Set exercise:
Go through the data and copy every line exactly, but not the images.

═══ Available data

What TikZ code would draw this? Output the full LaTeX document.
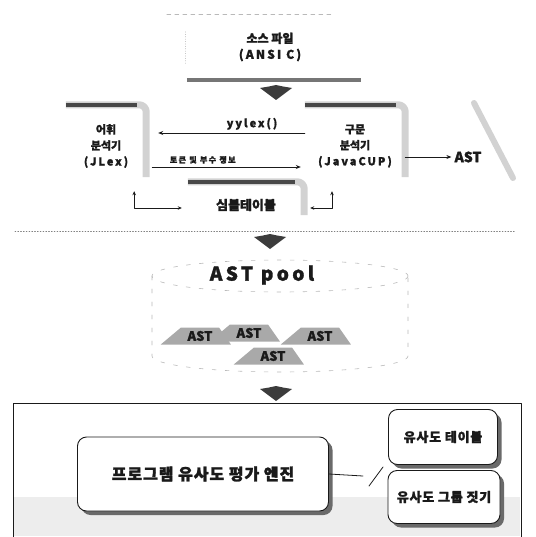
\documentclass[tikz,border=0pt]{standalone}
\usepackage{fontspec}
\setmainfont{Noto Sans CJK KR}[BoldFeatures={FakeBold=1.6}]
\newfontfamily\widelat{Noto Sans CJK KR}[LetterSpace=18, BoldFeatures={FakeBold=1.6}]
\newfontfamily\widekr{Noto Sans CJK KR}[LetterSpace=6, BoldFeatures={FakeBold=1.6}]
\usetikzlibrary{arrows.meta,shapes.geometric,shadows}
\definecolor{ink}{HTML}{1A1A1A}
\definecolor{shade}{HTML}{9A9A9A}
\tikzset{
  every picture/.style={
    line join=round,
    line cap=round,
    >=Stealth,
  },
  txt/.style={font=\bfseries\fontsize{11}{16}\selectfont, align=center, inner sep=0pt, text=ink},
  bevtop/.style={line width=4pt, ink!80, line cap=butt},
  bevside/.style={line width=7pt, shade!45, rounded corners=7pt, line cap=butt},
  link/.style={ink, line width=0.8pt, -{Stealth[length=5pt,width=4pt]}},
  elbow/.style={ink, line width=0.8pt, {Stealth[length=4pt,width=3.5pt]}-{Stealth[length=4pt,width=3.5pt]}},
  pool/.style={gray!55, line width=0.6pt, dash pattern=on 4pt off 9pt},
  pile/.style={trapezium, trapezium left angle=40, trapezium right angle=55, fill=shade!85,
    minimum width=52pt, minimum height=17pt, inner sep=1pt, text=ink,
    font=\bfseries\fontsize{13}{13}\selectfont},
  rbox/.style={draw=ink, line width=0.9pt, rounded corners=9pt, fill=white, align=center,
    text=ink, inner sep=0pt,
    drop shadow={shadow xshift=4pt, shadow yshift=-4pt, fill=ink!65, opacity=1}},
  downchev/.pic={\fill[ink!85] (-16,0) -- (-7,-1.5) -- (0,-3) -- (7,-1.5) -- (16,0) -- (0,12) -- cycle;},
}

\begin{document}
\begin{tikzpicture}[x=1pt,y=-1pt]
\useasboundingbox (0,0) rectangle (535,537);

\node[txt, font=\bfseries\fontsize{12}{16}\selectfont, minimum width=182pt, minimum height=66pt] (src) at (270,47) {소스 파일\\{\widelat\bfseries (ANSI C)}};
\draw[gray!55, dash pattern=on 4pt off 4pt, thin] ([xshift=-12pt]src.north west) -- ([xshift=-28pt]src.north east);
\draw[gray!55, dotted] ([xshift=6pt,yshift=-18pt]src.north west) -- ([xshift=6pt,yshift=16pt]src.south west);
\draw[bevtop, ink!60] ([xshift=8pt]src.south west) -- (src.south east);
\pic at (276,88) {downchev};

\node[txt, minimum width=80pt, minimum height=82pt] (lexer) at (106,146) {어휘\\분석기\\{\widelat\bfseries (JLex)}};
\draw[bevside] (lexer.north west) -- (lexer.north east) -- ([yshift=10pt]lexer.south east);
\draw[bevtop] (lexer.north west) -- ([xshift=-9pt]lexer.north east);

\node[txt, minimum width=100pt, minimum height=82pt] (parser) at (355,146) {구문\\분석기\\{\widelat\bfseries (JavaCUP)}};
\draw[bevside] (parser.north west) -- (parser.north east) -- ([yshift=10pt]parser.south east);
\draw[bevtop] (parser.north west) -- ([xshift=-9pt]parser.north east);

\node[txt, font=\bfseries\fontsize{13}{13}\selectfont, minimum width=116pt, minimum height=46pt] (sym) at (246,205) {심볼테이블};
\draw[bevside] (sym.north west) -- (sym.north east) -- ([yshift=13pt]sym.south east);
\draw[bevtop] (sym.north west) -- ([xshift=-9pt]sym.north east);

\draw[link] ([yshift=13pt]parser.west) -- ([xshift=12pt,yshift=13pt]lexer.east)
  node[pos=0.36, above=3pt, txt, font=\fontsize{11}{11}\selectfont\widelat\bfseries] (yy) {yylex()};
\draw[link] ([xshift=6pt,yshift=-21pt]lexer.east) -- ([xshift=-4pt,yshift=-21pt]parser.west)
  node[pos=0.34, above=3pt, txt, font=\fontsize{8}{8}\selectfont\widelat\bfseries] (tok) {토큰 및 부수 정보};
\draw[elbow] ([xshift=-12pt,yshift=-4pt]lexer.south east) |- ([xshift=-6pt,yshift=-3pt]sym.west);
\draw[elbow] ([xshift=-23pt,yshift=-4pt]parser.south) |- ([xshift=6pt,yshift=-3pt]sym.east);

\node[txt, font=\bfseries\fontsize{14}{14}\selectfont] (astout) at (468,157) {AST};
\draw[link, shorten >=3pt] (parser.east |- astout.west) -- (astout.west);
\draw[shade!45, line width=6pt] (474,103) -- (513,178);

\draw[gray, dotted, line width=0.8pt] (15,231) -- (515,231);
\pic at (270,237) {downchev};

\draw[pool] (280,276) ellipse [x radius=128, y radius=16];
\draw[pool] (152,276) -- (152,356) arc[start angle=180, end angle=0, x radius=128, y radius=16] -- (408,276);
\node[txt, font=\fontsize{19}{19}\selectfont\widelat\bfseries] (poolname) at (262,275) {AST pool};
\node[pile] (ast1) at (200,336) {AST};
\node[pile] (ast2) at (249,333) {AST};
\node[pile] (ast3) at (320,336) {AST};
\node[pile] (ast4) at (273,356) {AST};
\pic at (276,389) {downchev};

\node[draw=ink, line width=0.8pt, minimum width=508pt, minimum height=134pt, inner sep=0pt] (evalarea) at (267,470) {};
\fill[gray!14] ([xshift=1pt,yshift=-94pt]evalarea.north west) rectangle ([xshift=-1pt,yshift=1pt]evalarea.south east);
\node[rbox, minimum width=251pt, minimum height=74pt, font=\fontsize{16}{16}\selectfont\widekr\bfseries] (engine) at (203,474) {프로그램 유사도 평가 엔진};
\node[rbox, minimum width=109pt, minimum height=55pt, font=\fontsize{13}{13}\selectfont\widekr\bfseries] (simtab) at (443,437) {유사도 테이블};
\node[rbox, minimum width=112pt, minimum height=53pt, font=\fontsize{13}{13}\selectfont\widekr\bfseries] (simgrp) at (444,497) {유사도 그룹 짓기};
\coordinate (jn) at (363,476);
\coordinate (sl1) at (369,486);
\coordinate (sl2) at (383,467);
\draw[ink, line width=0.8pt] (engine.east) -- (jn);
\draw[ink, line width=0.8pt] (sl1) -- (sl2);
\end{tikzpicture}
\end{document}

══════

Solution to the problem:
What TikZ code would draw this? Output the full LaTeX document.
\documentclass[tikz,border=0pt]{standalone}
\usepackage{fontspec}
\setmainfont{Noto Sans CJK KR}[BoldFeatures={FakeBold=1.6}]
\newfontfamily\widelat{Noto Sans CJK KR}[LetterSpace=18, BoldFeatures={FakeBold=1.6}]
\newfontfamily\widekr{Noto Sans CJK KR}[LetterSpace=6, BoldFeatures={FakeBold=1.6}]
\usetikzlibrary{arrows.meta,shapes.geometric,shadows}
\definecolor{ink}{HTML}{1A1A1A}
\definecolor{shade}{HTML}{9A9A9A}
\tikzset{
  every picture/.style={
    line join=round,
    line cap=round,
    >=Stealth,
  },
  txt/.style={font=\bfseries\fontsize{11}{16}\selectfont, align=center, inner sep=0pt, text=ink},
  bevtop/.style={line width=4pt, ink!80, line cap=butt},
  bevside/.style={line width=7pt, shade!45, rounded corners=7pt, line cap=butt},
  link/.style={ink, line width=0.8pt, -{Stealth[length=5pt,width=4pt]}},
  elbow/.style={ink, line width=0.8pt, {Stealth[length=4pt,width=3.5pt]}-{Stealth[length=4pt,width=3.5pt]}},
  pool/.style={gray!55, line width=0.6pt, dash pattern=on 4pt off 9pt},
  pile/.style={trapezium, trapezium left angle=40, trapezium right angle=55, fill=shade!85,
    minimum width=52pt, minimum height=17pt, inner sep=1pt, text=ink,
    font=\bfseries\fontsize{13}{13}\selectfont},
  rbox/.style={draw=ink, line width=0.9pt, rounded corners=9pt, fill=white, align=center,
    text=ink, inner sep=0pt,
    drop shadow={shadow xshift=4pt, shadow yshift=-4pt, fill=ink!65, opacity=1}},
  downchev/.pic={\fill[ink!85] (-16,0) -- (-7,-1.5) -- (0,-3) -- (7,-1.5) -- (16,0) -- (0,12) -- cycle;},
}

\begin{document}
\begin{tikzpicture}[x=1pt,y=-1pt]
\useasboundingbox (0,0) rectangle (535,537);

\node[txt, font=\bfseries\fontsize{12}{16}\selectfont, minimum width=182pt, minimum height=66pt] (src) at (270,47) {소스 파일\\{\widelat\bfseries (ANSI C)}};
\draw[gray!55, dash pattern=on 4pt off 4pt, thin] ([xshift=-12pt]src.north west) -- ([xshift=-28pt]src.north east);
\draw[gray!55, dotted] ([xshift=6pt,yshift=-18pt]src.north west) -- ([xshift=6pt,yshift=16pt]src.south west);
\draw[bevtop, ink!60] ([xshift=8pt]src.south west) -- (src.south east);
\pic at (276,88) {downchev};

\node[txt, minimum width=80pt, minimum height=82pt] (lexer) at (106,146) {어휘\\분석기\\{\widelat\bfseries (JLex)}};
\draw[bevside] (lexer.north west) -- (lexer.north east) -- ([yshift=10pt]lexer.south east);
\draw[bevtop] (lexer.north west) -- ([xshift=-9pt]lexer.north east);

\node[txt, minimum width=100pt, minimum height=82pt] (parser) at (355,146) {구문\\분석기\\{\widelat\bfseries (JavaCUP)}};
\draw[bevside] (parser.north west) -- (parser.north east) -- ([yshift=10pt]parser.south east);
\draw[bevtop] (parser.north west) -- ([xshift=-9pt]parser.north east);

\node[txt, font=\bfseries\fontsize{13}{13}\selectfont, minimum width=116pt, minimum height=46pt] (sym) at (246,205) {심볼테이블};
\draw[bevside] (sym.north west) -- (sym.north east) -- ([yshift=13pt]sym.south east);
\draw[bevtop] (sym.north west) -- ([xshift=-9pt]sym.north east);

\draw[link] ([yshift=13pt]parser.west) -- ([xshift=12pt,yshift=13pt]lexer.east)
  node[pos=0.36, above=3pt, txt, font=\fontsize{11}{11}\selectfont\widelat\bfseries] (yy) {yylex()};
\draw[link] ([xshift=6pt,yshift=-21pt]lexer.east) -- ([xshift=-4pt,yshift=-21pt]parser.west)
  node[pos=0.34, above=3pt, txt, font=\fontsize{8}{8}\selectfont\widelat\bfseries] (tok) {토큰 및 부수 정보};
\draw[elbow] ([xshift=-12pt,yshift=-4pt]lexer.south east) |- ([xshift=-6pt,yshift=-3pt]sym.west);
\draw[elbow] ([xshift=-23pt,yshift=-4pt]parser.south) |- ([xshift=6pt,yshift=-3pt]sym.east);

\node[txt, font=\bfseries\fontsize{14}{14}\selectfont] (astout) at (468,157) {AST};
\draw[link, shorten >=3pt] (parser.east |- astout.west) -- (astout.west);
\draw[shade!45, line width=6pt] (474,103) -- (513,178);

\draw[gray, dotted, line width=0.8pt] (15,231) -- (515,231);
\pic at (270,237) {downchev};

\draw[pool] (280,276) ellipse [x radius=128, y radius=16];
\draw[pool] (152,276) -- (152,356) arc[start angle=180, end angle=0, x radius=128, y radius=16] -- (408,276);
\node[txt, font=\fontsize{19}{19}\selectfont\widelat\bfseries] (poolname) at (262,275) {AST pool};
\node[pile] (ast1) at (200,336) {AST};
\node[pile] (ast2) at (249,333) {AST};
\node[pile] (ast3) at (320,336) {AST};
\node[pile] (ast4) at (273,356) {AST};
\pic at (276,389) {downchev};

\node[draw=ink, line width=0.8pt, minimum width=508pt, minimum height=134pt, inner sep=0pt] (evalarea) at (267,470) {};
\fill[gray!14] ([xshift=1pt,yshift=-94pt]evalarea.north west) rectangle ([xshift=-1pt,yshift=1pt]evalarea.south east);
\node[rbox, minimum width=251pt, minimum height=74pt, font=\fontsize{16}{16}\selectfont\widekr\bfseries] (engine) at (203,474) {프로그램 유사도 평가 엔진};
\node[rbox, minimum width=109pt, minimum height=55pt, font=\fontsize{13}{13}\selectfont\widekr\bfseries] (simtab) at (443,437) {유사도 테이블};
\node[rbox, minimum width=112pt, minimum height=53pt, font=\fontsize{13}{13}\selectfont\widekr\bfseries] (simgrp) at (444,497) {유사도 그룹 짓기};
\coordinate (jn) at (363,476);
\coordinate (sl1) at (369,486);
\coordinate (sl2) at (383,467);
\draw[ink, line width=0.8pt] (engine.east) -- (jn);
\draw[ink, line width=0.8pt] (sl1) -- (sl2);
\end{tikzpicture}
\end{document}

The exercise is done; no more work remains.